Another kernel combination you previously saw consists in dividing the spatial domains where each kernel is active. A typical way of doing this is the changepoint kernel:

case class ChangePointKernel(ker1 :MatrixValuedPDKernel[_3D, _3D], ker2 :MatrixValuedPDKernel[_3D, _3D]) extends MatrixValuedPDKernel[_3D, _3D] {

  def s(p: Point[_3D]) =  1f / (1f + math.exp(-p(0)))
  def k(x: Point[_3D], y: Point[_3D]) = {
      val sx = s(x)
      val sy = s(y)
      ker1(x,y) * sx * sy + ker2(x,y) * (1-sx) * (1-sy)
  override def domain = RealSpace[_3D]

Let's visualize its effect on the sample covariance and symmetric linear kernels:

val chgptKer = ChangePointKernel(SSMKernel, simLinear)
val gp = GaussianProcess(zeroMean, chgptKer)
val sample =  gp.sampleAtPoints(reference)
show(sample, "ChangePointKernelGP_sample")

As you can see each kernel is now active only on one half of the face.

Sampling on high resolution meshes:

As you probably noticed, the mesh we used above for sampling from the crafted Gaussian Processes is a low-resolution representation of Paola.

As you also know by now, in order to be able to sample deformations on a higher resolution mesh, we need a finite rank representation of the Gaussian Process.

To obtain such a representation in Scalismo, we can use the approximateGP method of the LowRankGaussianProcess object (depending on your computer, the computations below might take a minute or two):

val paola = MeshIO.readMesh(new File("datasets/higherResPaola.stl")).get
show(paola, "paola")

val sampler = RandomMeshSampler3D(
  numberOfPoints = 300, 
  seed = 42)

val simGauss = SymmetrizeKernel(GaussianKernel[_3D](40) * 10)
val gp = GaussianProcess(zeroMean, simGauss)

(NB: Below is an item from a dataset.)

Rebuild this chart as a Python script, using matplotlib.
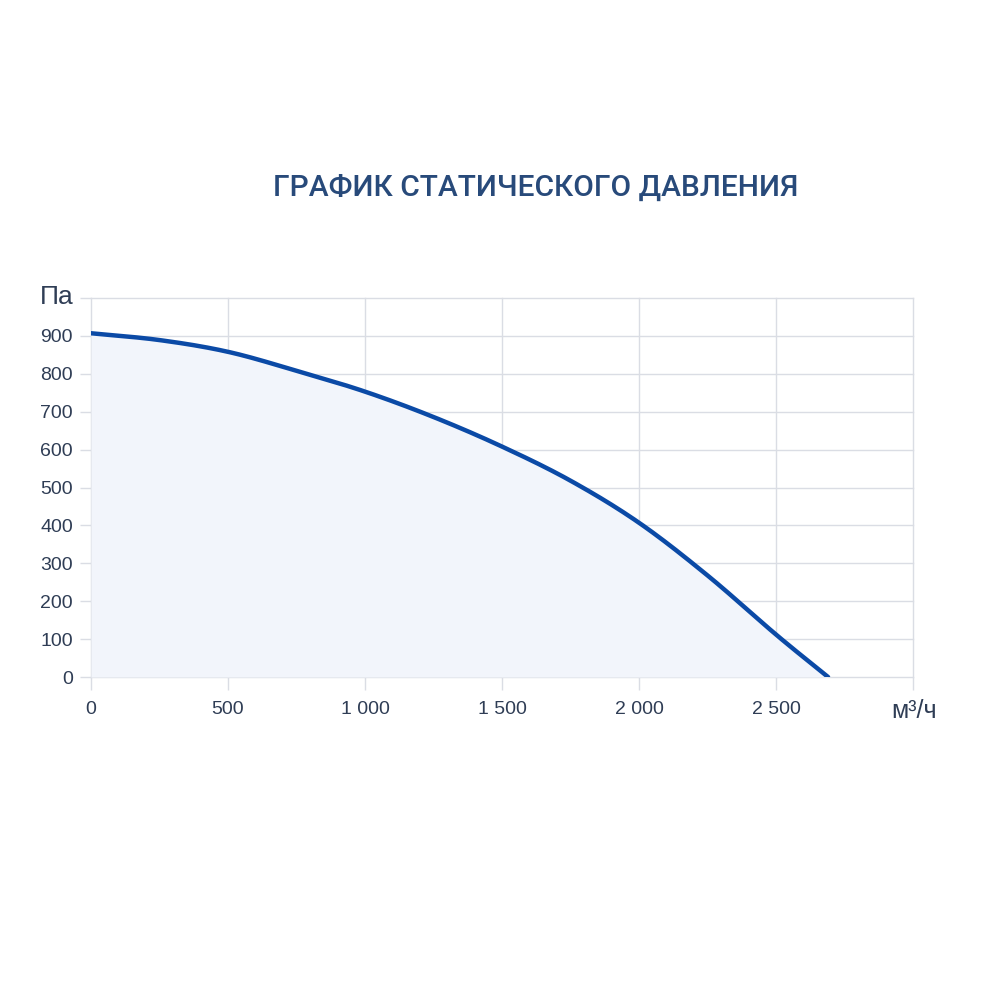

val lowRankGP = LowRankGaussianProcess.approximateGP(
  numBasisFunctions = 100)

Here, we started by loading a higher resolution mesh of Paola's face.

Then, we crafted a Gaussian Process generating symmetric deformation fields by symmetrizing a Gaussian kernel. Finally, we preformed a finite rank decomposition of the GP, retaining only the 100 most prominent basis functions.

Using this low rank Gaussian process, we can now sample symmetric deformation fields defined over all the points of the high resolution mesh:

val  defField = lowRankGP.sampleAtPoints(paola)
show(defField, "higherRes Deformation")

Finally, we can build a Statistical Mesh Model making use of this finite rank Gaussian Process to deform the high resolution mesh of Paola:

val  model = StatisticalMeshModel(paola, lowRankGP) 
show(model, "SymmetricFaces")
Exercise: use the GUI to sample a few faces from the crafted model. Feel free then to build other StatisticalMeshModel(s) making use of different kernels and kernel parameters (for example a kernel combining a symmetrized Gaussian with the sample covariances of the model stored in model.h5 file).